[WHAT YOU SHOULD DO] Write out the listing from the line with "Rebuild this chart as a Python script, using seaborn" to the line with "import pandas as pd", both lines included, exactly and nothing beyond. Leave pictures out.

--- BEGIN ---

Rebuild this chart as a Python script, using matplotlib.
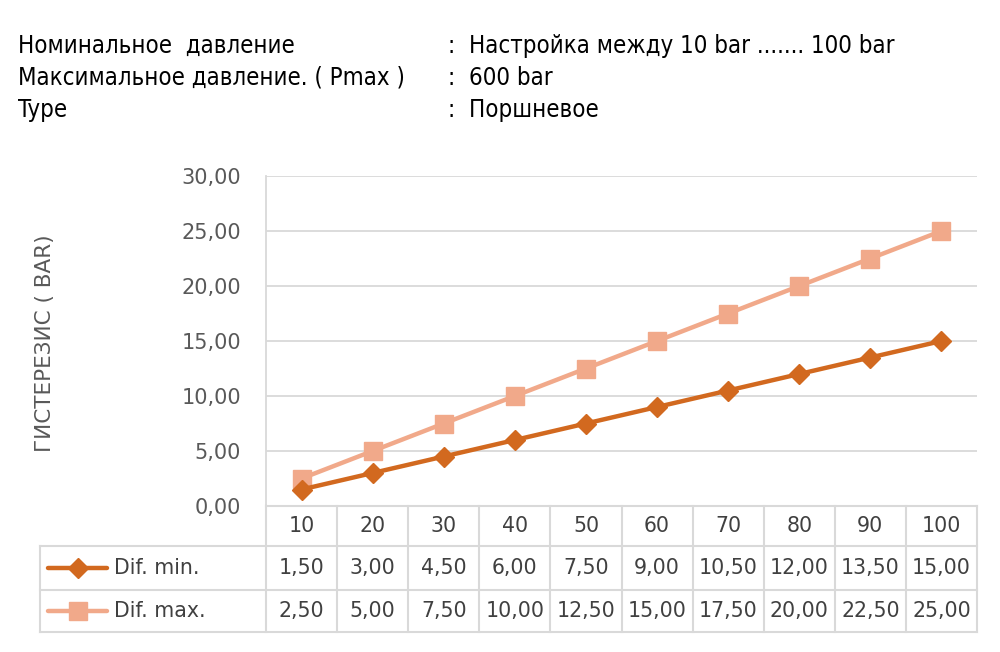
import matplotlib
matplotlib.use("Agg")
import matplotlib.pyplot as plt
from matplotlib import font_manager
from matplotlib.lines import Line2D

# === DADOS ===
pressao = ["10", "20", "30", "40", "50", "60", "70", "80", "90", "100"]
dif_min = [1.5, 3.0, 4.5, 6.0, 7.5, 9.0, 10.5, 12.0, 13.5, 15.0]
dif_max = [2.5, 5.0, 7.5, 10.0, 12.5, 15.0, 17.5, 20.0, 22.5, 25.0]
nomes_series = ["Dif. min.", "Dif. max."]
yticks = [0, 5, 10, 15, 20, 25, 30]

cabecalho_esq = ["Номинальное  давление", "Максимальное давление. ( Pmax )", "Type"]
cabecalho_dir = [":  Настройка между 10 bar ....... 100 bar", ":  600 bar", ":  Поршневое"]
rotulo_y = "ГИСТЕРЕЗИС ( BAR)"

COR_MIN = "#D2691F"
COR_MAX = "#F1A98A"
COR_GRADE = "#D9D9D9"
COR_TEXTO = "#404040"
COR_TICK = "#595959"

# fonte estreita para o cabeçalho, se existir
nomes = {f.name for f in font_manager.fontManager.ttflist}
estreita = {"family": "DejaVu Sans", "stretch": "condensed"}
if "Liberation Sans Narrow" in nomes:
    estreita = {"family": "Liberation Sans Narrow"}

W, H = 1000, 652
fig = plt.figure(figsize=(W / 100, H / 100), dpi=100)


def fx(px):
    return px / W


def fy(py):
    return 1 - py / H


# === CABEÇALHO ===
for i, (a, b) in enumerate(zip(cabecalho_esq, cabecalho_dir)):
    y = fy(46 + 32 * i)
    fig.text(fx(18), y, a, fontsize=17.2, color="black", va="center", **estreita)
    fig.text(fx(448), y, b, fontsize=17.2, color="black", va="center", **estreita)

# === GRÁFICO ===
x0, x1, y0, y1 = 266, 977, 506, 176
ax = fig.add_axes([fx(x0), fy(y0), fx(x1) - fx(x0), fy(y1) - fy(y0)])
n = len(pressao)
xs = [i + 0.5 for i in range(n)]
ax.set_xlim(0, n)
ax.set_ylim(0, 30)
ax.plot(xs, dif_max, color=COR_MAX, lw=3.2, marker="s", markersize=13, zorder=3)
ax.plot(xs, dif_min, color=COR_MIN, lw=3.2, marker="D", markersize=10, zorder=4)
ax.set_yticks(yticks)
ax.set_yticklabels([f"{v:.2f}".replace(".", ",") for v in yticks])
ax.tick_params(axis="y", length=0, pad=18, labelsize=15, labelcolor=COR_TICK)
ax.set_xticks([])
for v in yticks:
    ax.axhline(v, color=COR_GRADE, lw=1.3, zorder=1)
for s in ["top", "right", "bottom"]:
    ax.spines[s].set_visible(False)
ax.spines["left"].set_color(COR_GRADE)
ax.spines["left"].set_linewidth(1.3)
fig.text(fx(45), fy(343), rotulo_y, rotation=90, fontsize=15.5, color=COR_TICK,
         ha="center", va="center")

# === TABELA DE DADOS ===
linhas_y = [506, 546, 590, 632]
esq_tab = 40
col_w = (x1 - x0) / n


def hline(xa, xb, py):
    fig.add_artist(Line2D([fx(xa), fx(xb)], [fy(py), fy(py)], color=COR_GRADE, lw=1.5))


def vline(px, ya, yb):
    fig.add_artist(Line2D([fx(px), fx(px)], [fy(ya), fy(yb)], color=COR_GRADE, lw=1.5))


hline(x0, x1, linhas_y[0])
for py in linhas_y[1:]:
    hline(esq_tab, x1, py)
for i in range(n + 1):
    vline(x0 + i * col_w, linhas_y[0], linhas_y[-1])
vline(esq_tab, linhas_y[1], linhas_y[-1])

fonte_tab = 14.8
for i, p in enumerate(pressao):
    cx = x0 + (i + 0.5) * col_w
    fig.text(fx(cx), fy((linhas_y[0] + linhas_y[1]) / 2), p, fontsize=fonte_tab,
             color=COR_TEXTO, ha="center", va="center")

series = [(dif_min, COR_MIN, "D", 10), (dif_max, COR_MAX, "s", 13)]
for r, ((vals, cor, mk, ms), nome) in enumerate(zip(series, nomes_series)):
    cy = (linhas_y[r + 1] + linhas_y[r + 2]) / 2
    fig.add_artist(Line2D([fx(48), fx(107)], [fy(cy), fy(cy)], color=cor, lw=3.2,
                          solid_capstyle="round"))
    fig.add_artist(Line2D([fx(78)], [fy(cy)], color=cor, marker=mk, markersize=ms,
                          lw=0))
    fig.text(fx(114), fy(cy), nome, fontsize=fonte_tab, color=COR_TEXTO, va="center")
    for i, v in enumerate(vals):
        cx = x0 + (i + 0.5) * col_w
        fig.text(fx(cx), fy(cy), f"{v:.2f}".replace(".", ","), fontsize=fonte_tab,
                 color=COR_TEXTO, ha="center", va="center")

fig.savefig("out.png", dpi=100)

--- END ---
--- BEGIN ---

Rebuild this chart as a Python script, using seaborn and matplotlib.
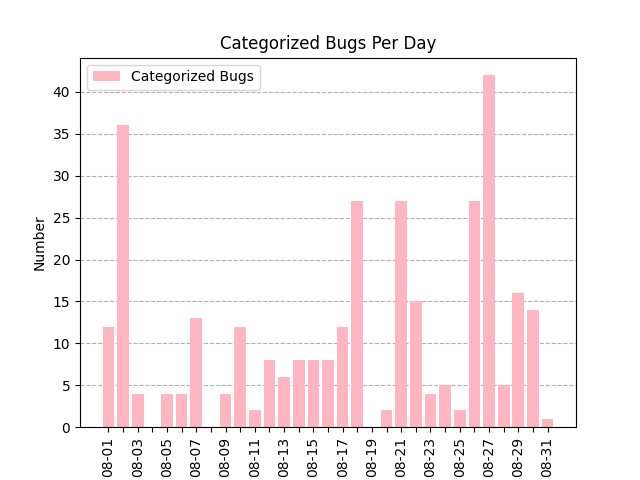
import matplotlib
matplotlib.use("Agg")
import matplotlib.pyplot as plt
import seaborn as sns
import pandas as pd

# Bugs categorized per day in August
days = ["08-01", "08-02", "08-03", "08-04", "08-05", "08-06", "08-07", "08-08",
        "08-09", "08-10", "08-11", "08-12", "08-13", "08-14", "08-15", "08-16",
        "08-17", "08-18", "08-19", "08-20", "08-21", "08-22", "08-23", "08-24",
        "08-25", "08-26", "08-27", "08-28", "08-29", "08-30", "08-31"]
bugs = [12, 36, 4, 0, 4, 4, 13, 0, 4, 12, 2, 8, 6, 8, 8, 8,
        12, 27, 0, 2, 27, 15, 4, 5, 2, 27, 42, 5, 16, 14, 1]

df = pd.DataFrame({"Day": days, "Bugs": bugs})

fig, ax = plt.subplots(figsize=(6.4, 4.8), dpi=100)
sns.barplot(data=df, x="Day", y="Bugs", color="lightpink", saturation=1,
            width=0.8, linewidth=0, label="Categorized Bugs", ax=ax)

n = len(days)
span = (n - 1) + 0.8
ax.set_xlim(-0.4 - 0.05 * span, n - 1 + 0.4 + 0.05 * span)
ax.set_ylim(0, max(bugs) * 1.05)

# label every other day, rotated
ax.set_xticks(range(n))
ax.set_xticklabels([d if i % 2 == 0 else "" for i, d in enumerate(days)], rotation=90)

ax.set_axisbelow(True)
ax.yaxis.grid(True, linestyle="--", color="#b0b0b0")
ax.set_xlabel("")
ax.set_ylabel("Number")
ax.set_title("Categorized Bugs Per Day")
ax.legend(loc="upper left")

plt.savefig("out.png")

--- END ---

[WRITTEN ANSWER]
Rebuild this chart as a Python script, using seaborn and matplotlib.
import matplotlib
matplotlib.use("Agg")
import matplotlib.pyplot as plt
import seaborn as sns
import pandas as pd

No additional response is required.